Streaming-Tipp: »Sanditon«
Rose Williams und Tom Parker in »Sanditon« (Serie, 2019). © Red Planet Pictures
Wer glaubt, dass Jane Austens überschaubares Romanwerk filmisch längst durchgearbeitet ist, lernt mit dieser Serie eine neue Facette von Austens Welt kennen. »Sanditon« ist ein unvollendetes Romanfragment in elf Kapiteln, an dem die Autorin in den letzten Monaten vor ihrem Tod im Jahre 1817 schrieb. Ausgehend von einem klassischen Austen-Muster und angesiedelt in gewohnt gediegener Period-Drama-Kulisse, wurde der Stoff im Stil unbeschwerter Fanfiction zu einer achtteiligen Serie ausgesponnen. Man kann sich nun fragen, ob Austen angesichts dieser weit dynamischeren und von den Sensibilitäten des jetzigen Jahrhunderts geprägten Weitererzählung im Grabe rotieren mag. Die Autorin selbst indes lieferte mit dem ungewohnten Schauplatz, einem Küstenort, der sich zu einem aufstrebenden Seebad à la Brighton entwickeln soll, eine Vorlage, die so anregend ist wie Nordseeluft. Sogar eine Figur, die man auf den ersten Blick als Hinzudichtung einordnet – die junge Mulattin Georgiana, die mit offenem Rassismus traktiert wird – , ist eine Idee von Austen. Im Zentrum steht aber wie gehabt mit Charlotte Heyward eine beherzte junge Dame ländlich-behüteter Herkunft. Aufgrund eines Zufalls – ein Kutschenunfall – wird sie von Mr. Parker und seiner Familie dazu eingeladen, den Sommer in Sanditon zu verbringen. Parker, ein temperamentvoller Bauunternehmer, will das Dorf in eine noble Destination für betuchte Londoner verwandeln.

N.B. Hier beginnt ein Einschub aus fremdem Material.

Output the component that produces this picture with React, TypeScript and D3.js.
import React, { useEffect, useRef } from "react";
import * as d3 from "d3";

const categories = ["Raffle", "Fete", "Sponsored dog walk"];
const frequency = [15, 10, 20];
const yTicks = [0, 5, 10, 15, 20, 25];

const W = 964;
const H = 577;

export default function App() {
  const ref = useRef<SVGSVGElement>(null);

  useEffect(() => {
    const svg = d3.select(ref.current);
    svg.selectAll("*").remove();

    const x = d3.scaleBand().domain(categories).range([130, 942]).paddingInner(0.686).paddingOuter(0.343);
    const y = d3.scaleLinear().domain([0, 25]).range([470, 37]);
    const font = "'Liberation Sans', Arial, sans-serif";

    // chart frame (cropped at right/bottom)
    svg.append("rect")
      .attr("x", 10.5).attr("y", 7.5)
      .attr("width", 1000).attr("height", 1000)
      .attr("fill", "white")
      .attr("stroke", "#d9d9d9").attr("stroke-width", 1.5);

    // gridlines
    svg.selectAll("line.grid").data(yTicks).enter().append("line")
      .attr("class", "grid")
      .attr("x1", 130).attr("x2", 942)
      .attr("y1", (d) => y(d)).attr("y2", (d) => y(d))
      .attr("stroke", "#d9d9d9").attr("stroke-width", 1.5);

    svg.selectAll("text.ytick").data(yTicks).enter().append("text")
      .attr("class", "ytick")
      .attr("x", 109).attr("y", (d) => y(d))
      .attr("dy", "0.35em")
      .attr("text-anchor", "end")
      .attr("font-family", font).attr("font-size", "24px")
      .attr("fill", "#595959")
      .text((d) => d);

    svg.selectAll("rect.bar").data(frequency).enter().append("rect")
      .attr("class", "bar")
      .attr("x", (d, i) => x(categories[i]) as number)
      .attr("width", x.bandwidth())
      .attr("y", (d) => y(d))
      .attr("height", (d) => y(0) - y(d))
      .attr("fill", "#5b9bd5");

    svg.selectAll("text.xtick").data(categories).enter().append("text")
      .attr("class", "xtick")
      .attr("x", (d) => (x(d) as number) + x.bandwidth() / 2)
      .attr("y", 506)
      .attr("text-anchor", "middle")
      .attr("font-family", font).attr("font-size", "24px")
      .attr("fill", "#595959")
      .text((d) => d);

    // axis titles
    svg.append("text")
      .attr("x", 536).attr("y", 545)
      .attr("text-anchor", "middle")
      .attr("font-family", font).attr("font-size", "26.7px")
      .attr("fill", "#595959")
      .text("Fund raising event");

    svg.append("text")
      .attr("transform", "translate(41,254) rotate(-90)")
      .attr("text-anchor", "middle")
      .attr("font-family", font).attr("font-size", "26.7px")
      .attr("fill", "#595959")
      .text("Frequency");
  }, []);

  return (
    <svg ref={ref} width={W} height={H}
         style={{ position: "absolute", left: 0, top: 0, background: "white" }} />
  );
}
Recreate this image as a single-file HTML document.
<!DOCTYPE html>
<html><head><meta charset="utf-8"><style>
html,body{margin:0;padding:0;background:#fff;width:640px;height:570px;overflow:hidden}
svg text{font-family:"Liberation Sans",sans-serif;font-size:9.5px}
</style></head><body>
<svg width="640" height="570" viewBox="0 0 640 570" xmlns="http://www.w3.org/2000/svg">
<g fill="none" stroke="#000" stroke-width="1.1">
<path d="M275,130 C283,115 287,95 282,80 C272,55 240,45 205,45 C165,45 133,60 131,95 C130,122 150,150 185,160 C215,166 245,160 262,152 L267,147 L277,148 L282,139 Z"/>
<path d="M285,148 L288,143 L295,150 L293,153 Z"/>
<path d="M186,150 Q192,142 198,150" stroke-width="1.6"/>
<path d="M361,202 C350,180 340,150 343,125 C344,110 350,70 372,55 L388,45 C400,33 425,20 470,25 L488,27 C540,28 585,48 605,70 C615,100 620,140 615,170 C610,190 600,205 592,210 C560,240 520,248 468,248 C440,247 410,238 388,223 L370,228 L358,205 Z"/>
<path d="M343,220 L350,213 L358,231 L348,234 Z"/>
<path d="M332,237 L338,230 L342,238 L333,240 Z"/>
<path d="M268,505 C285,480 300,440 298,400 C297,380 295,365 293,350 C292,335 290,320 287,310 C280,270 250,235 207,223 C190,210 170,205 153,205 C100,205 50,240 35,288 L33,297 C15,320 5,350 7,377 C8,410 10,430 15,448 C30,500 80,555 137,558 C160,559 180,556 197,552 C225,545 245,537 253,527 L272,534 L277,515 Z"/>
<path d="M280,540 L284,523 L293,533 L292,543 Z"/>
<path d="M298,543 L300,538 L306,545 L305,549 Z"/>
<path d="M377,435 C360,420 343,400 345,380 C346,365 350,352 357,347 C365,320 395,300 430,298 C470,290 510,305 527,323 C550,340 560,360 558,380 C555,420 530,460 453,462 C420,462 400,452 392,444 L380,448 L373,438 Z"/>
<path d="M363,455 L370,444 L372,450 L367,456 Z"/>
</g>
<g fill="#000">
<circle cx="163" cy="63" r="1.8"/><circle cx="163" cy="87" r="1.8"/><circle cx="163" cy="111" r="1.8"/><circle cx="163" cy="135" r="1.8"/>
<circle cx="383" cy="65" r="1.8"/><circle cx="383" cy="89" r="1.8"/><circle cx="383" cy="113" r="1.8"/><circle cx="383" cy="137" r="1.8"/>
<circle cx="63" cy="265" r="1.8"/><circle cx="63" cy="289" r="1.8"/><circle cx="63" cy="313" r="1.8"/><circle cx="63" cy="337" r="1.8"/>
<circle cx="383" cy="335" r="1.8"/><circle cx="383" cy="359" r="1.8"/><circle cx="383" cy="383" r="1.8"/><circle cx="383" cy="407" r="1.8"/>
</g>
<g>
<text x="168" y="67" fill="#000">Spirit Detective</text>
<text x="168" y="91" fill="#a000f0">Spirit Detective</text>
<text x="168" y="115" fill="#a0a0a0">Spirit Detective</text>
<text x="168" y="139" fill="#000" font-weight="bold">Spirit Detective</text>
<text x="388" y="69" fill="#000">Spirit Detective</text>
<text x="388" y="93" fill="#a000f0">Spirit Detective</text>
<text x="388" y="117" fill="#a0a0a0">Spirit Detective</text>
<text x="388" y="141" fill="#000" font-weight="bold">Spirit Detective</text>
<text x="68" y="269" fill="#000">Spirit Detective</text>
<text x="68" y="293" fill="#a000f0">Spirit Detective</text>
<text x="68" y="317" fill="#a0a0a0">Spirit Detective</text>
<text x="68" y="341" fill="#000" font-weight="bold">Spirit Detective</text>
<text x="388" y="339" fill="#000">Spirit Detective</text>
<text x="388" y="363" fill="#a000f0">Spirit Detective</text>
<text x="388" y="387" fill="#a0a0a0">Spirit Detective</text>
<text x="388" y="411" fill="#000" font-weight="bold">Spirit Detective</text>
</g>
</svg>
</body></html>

In der Serie wird Austens Dauerthema der ökonomischen Absicherung von Frauen via Heirat durch einen unerwartet genauen Blick auf die Erzeugung des zu vererbenden bzw. zu erheiratenden Vermögens erweitert. Da ist einerseits Lady Denham, die, eine weibliche Dagobert-Duck-Version, auf dem Vermögen zweier dahingeschiedener Gatten sitzt. Die launische Investorin, von Parker und potenziellen Erben belagert, macht aus ihrem Herzen keine Mördergrube. Parker, den man heutzutage einen »Developer« nennen würde und der zwischen visionären Plänen und drohender Pleite schwankt, ist andererseits eine Hommage an wagemutiges Unternehmertum. In seiner Umtriebigkeit zieht er nicht nur währschafte Handwerker in seinen Bann. Für die PR spannt er Bruder Sidney, der Londoner Müßiggänger nach Sanditon locken soll, ein. Und die aufgeweckte Charlotte macht sich als Parkers Assistentin nützlich.
Es entbehrt nicht der Ironie, dass das Drehbuch von gutmütigem Spott über hypochondrische Kurgäste durchzogen ist, wo doch Jane Austen selbst im Alter von 41 mutmaßlich an arsenhaltigen Arzneien starb. Regisseur Andrew Davies, in vielen Austen-Serien geeicht, malt auf burleske Weise die Anfänge des Bädertourismus und die Botschaft gesundheitlicher Ertüchtigung mittels Baden im Meer und, shocking!, heißer Duschen aus. Ökonomischer Aufbruch und belebendes Salzwasser gehen mit einer Lockerung der Sitten einher, selbst wenn sich Damen nur in Badewägen und in Stoffungetüme gekleidet in die Wellen begeben dürfen. Davies, der in der Serie »Stolz und Vorurteil« Colin Firth in einem ikonischen Moment aus dem Waldteich steigen ließ, sext auch diese Austen-Verfilmung auf: meist augenzwinkernd, gelegentlich überraschend plump, etwa bei einem inzestuösen Stiefgeschwisterpaar.
Der größte Malus ist leider Charlotte, die nur noch ein schwaches Echo elektrisierender Austen-Heldinnen wie etwa Gwyneth Paltrow als Emma darstellt. Allerdings wurde die Figur – die niedliche Rose Williams – bereits von Austen seltsam konturlos angelegt. Charlotte ist zwar emanzipiert, dient aber vorrangig der Verknüpfung interessanterer Charaktere und deren Intrigen. Auch Charlottes Favorit unter ihren potenziellen Heiratskandidaten ist ein lahmes Déjà-vu. So unterhaltsam die Serie durch ihre hübsch veranschaulichte Seebadthematik ist, so spielt sie doch, gemessen am Maßstab anderer Austen-Adaptionen, in der kunstloseren zweiten Liga.